Re: C Test Incorrectly Uses printf() - Please Confirm

On Aug 11, 4:14 pm, Keith Thompson <ks...@xxxxxxx> wrote:
Shao Miller <> writes:
On Aug 10, 12:16 pm, Keith Thompson <ks...@xxxxxxx> wrote:
Shao Miller <> writes:

[...]> I suppose it just seems counter-intuitive to me that function
arguments be treated the same as sub-expressions for the computation
of a single value, instead of as independent expressions not part of a
larger expression.


A function call is an expression (
Yes of course, and that is why I've conceded.

So how about:

int a = 1;
printf("%d", (int){ ++a }, (int){ a + 5 });

?  There appear to be 3 full expressions in the second line, there.
Does 6.5p2 apply there, too?

Hmm.  (int){ ++a } and (int){ a + 5 } are compound literals.
The syntax of a compound literal is:

    ( type-name ) { initializer-list }
    ( type-name ) { initializer-list , }

Following the syntax of initializer-list, we see that ++a and a + 5 are
both initializers.  6.8p4 seems to say that both that an initializer is
a full expression, and that these particular initializers are not.
Here's the full paragraph:

    A _full expression_ is an expression that is not part of another
    expression or of a declarator.  Each of the following is a full
    expression: an initializer; the expression in an expression
    statement; the controlling expression of a selection statement
    (if or switch); the controlling expression of a while or do
    statement; each of the (optional) expressions of a for statement;
    the (optional) expression in a return statement. The end of a
    full expression is a sequence point.

The first sentence is the definition of the term "full expression".
By this definition, since ++a and a + 5 are part of larger
expressions, they clearly aren't full expressions.  But the next
sentence says that an initializer is a full expression.

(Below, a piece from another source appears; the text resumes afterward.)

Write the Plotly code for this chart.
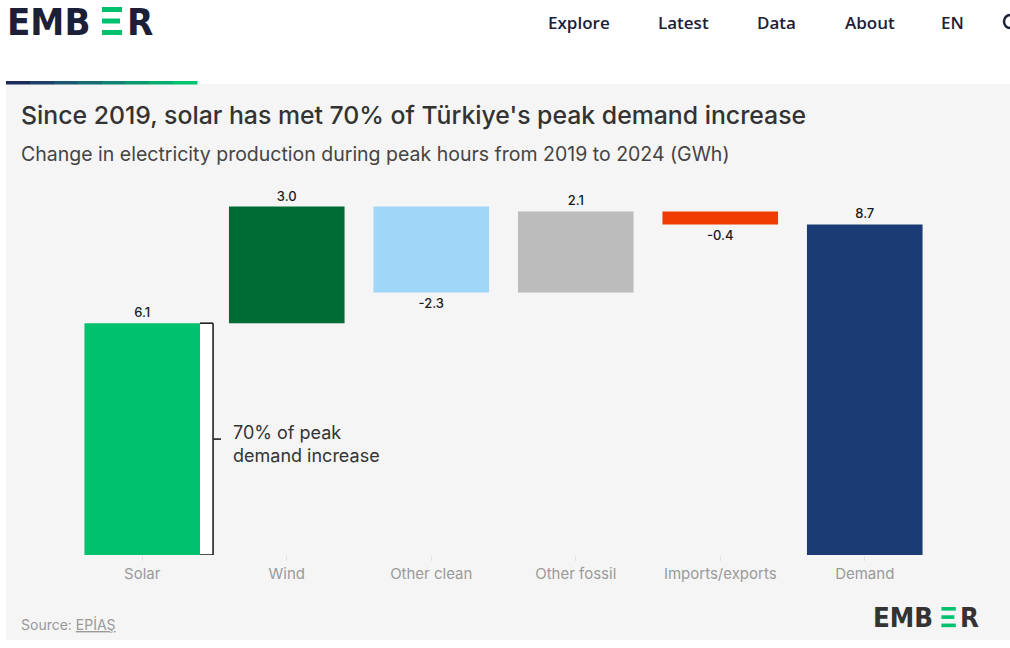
import plotly.graph_objects as go

# ---------------- data ----------------
categories = ["Solar", "Wind", "Other clean", "Other fossil", "Imports/exports", "Demand"]
changes = [6.10, 3.07, -2.26, 2.13, -0.34]          # GWh change, stepwise
demand_total = 8.70
value_labels = ["6.1", "3.0", "-2.3", "2.1", "-0.4", "8.7"]
bar_colors = ["#00c16e", "#006c35", "#a0d6f7", "#bcbcbc", "#f03c00", "#1b3b74"]
nav_items = ["Explore", "Latest", "Data", "About", "EN"]
nav_x = [579, 683, 776, 870, 952]

# waterfall bases
bases, ys = [], []
run = 0.0
for c in changes:
    bases.append(run)
    ys.append(c)
    run += c
bases.append(0.0)
ys.append(demand_total)

# ---------------- geometry helpers ----------------
W, H = 1010, 648
L, R, T, B = 70, 73, 175, 93
pw, ph = W - L - R, H - T - B
def px(x): return (x - L) / pw
def py(y): return (H - B - y) / ph

fig = go.Figure()
fig.add_trace(go.Bar(
    x=categories, y=ys, base=bases, width=0.8,
    marker=dict(color=bar_colors, line=dict(width=0)),
    text=value_labels, textposition="outside", cliponaxis=False,
    textfont=dict(family="Inter", size=13, color="#1a1a1a", weight=500),
    hoverinfo="skip",
))

shapes = []
annotations = []

# card background
shapes.append(dict(type="rect", xref="paper", yref="paper", layer="below",
                   x0=px(6), x1=px(1012), y0=py(640), y1=py(84),
                   fillcolor="#f5f5f5", line=dict(width=0)))
# gradient bar above card
grad = ["#1c2a5c", "#1d3f68", "#1b5570", "#166b72", "#0f836f", "#08996e", "#02ad6e", "#00c16e"]
n = len(grad)
for i, col in enumerate(grad):
    x0 = 6 + (197 - 6) * i / n
    x1 = 6 + (197 - 6) * (i + 1) / n + 0.5
    shapes.append(dict(type="rect", xref="paper", yref="paper", layer="below",
                       x0=px(x0), x1=px(x1), y0=py(84.5), y1=py(81),
                       fillcolor=col, line=dict(width=0)))

# logo helper
def logo(x0, ytop, s, color):
    for txt, lx in [("EMB", -1.5), ("R", 119)]:
        annotations.append(dict(xref="paper", yref="paper", x=px(x0 + lx * s),
                                y=py(ytop + 14.5 * s), text=txt, showarrow=False,
                                xanchor="left", yanchor="middle", borderpad=0,
                                font=dict(family="DejaVu Sans Condensed", size=38 * s,
                                          color=color, weight="bold")))
    for (a, b, wdt) in [(0, 5, 20), (11.5, 16.5, 18), (23, 28, 20)]:
        shapes.append(dict(type="rect", xref="paper", yref="paper",
                           x0=px(x0 + 95 * s), x1=px(x0 + (95 + wdt) * s),
                           y0=py(ytop + b * s), y1=py(ytop + a * s),
                           fillcolor="#00c16e", line=dict(width=0)))

logo(7, 7, 1.0, "#1b2038")
logo(873, 607, 0.72, "#333333")

# nav
for t, x in zip(nav_items, nav_x):
    annotations.append(dict(xref="paper", yref="paper", x=px(x), y=py(22), text=t,
                            showarrow=False, xanchor="center", yanchor="middle",
                            font=dict(family="Open Sans", size=17, color="#1b2038", weight=600)))
shapes.append(dict(type="circle", xref="paper", yref="paper",
                   x0=px(1004), x1=px(1016), y0=py(28), y1=py(15),
                   line=dict(color="#1b2038", width=2.5)))

# title & subtitle
annotations.append(dict(xref="paper", yref="paper", x=px(19), y=py(115),
                        text="Since 2019, solar has met 70% of Türkiye's peak demand increase",
                        showarrow=False, xanchor="left", yanchor="middle",
                        font=dict(family="Inter", size=24.8, color="#333333", weight=500)))
annotations.append(dict(xref="paper", yref="paper", x=px(19), y=py(154),
                        text="Change in electricity production during peak hours from 2019 to 2024 (GWh)",
                        showarrow=False, xanchor="left", yanchor="middle",
                        font=dict(family="Inter", size=19.5, color="#444444")))

# bracket for solar share
solar = changes[0]
bx0, bx1 = 0.4, 0.49
shapes.append(dict(type="rect", xref="x", yref="y", x0=bx0, x1=bx1, y0=0, y1=solar,
                   fillcolor="#ffffff", line=dict(width=0)))
for (xa, xb, ya, yb) in [(bx0, bx1, solar, solar), (bx1, bx1, 0, solar), (bx0, bx1, 0, 0)]:
    shapes.append(dict(type="line", xref="x", yref="y", x0=xa, x1=xb, y0=ya, y1=yb,
                       line=dict(color="#222", width=1.6)))
shapes.append(dict(type="line", xref="x", yref="y", x0=bx1, x1=bx1 + 0.055,
                   y0=solar / 2, y1=solar / 2, line=dict(color="#222", width=1.6)))
annotations.append(dict(xref="x", yref="y", x=0.615, y=2.92,
                        text="70% of peak<br>demand increase", showarrow=False,
                        xanchor="left", yanchor="middle", align="left",
                        font=dict(family="Inter", size=18, color="#333333")))

# source
annotations.append(dict(xref="paper", yref="paper", x=px(19), y=py(624),
                        text="Source: <u>EPİAŞ</u>", showarrow=False,
                        xanchor="left", yanchor="middle",
                        font=dict(family="Inter", size=14, color="#999999")))

fig.update_layout(
    width=W, height=H, margin=dict(l=L, r=R, t=T, b=B),
    paper_bgcolor="#ffffff", plot_bgcolor="rgba(0,0,0,0)",
    showlegend=False, shapes=shapes, annotations=annotations,
    xaxis=dict(showgrid=False, zeroline=False, showline=False, ticks="outside",
               ticklen=5, tickcolor="#e3e3e3", tickwidth=1,
               tickfont=dict(family="Inter", size=15, color="#9a9a9a"),
               fixedrange=True),
    yaxis=dict(visible=False, range=[0, 10], fixedrange=True),
)

fig.write_html("out.html", config={"displayModeBar": False})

The wording is unchanged, or nearly so, from C90, which didn't
have compound literals; initializers appeared only in declarations.
I suggest that the authors neglected to update this paragraph when
compound literals were added, and that these initializers are not
(or should not be) considered to be full expressions; thus the
behavior is undefined.
That makes complete sense. Essentially, "If an initializer appears
within an expression, it is not a full expression."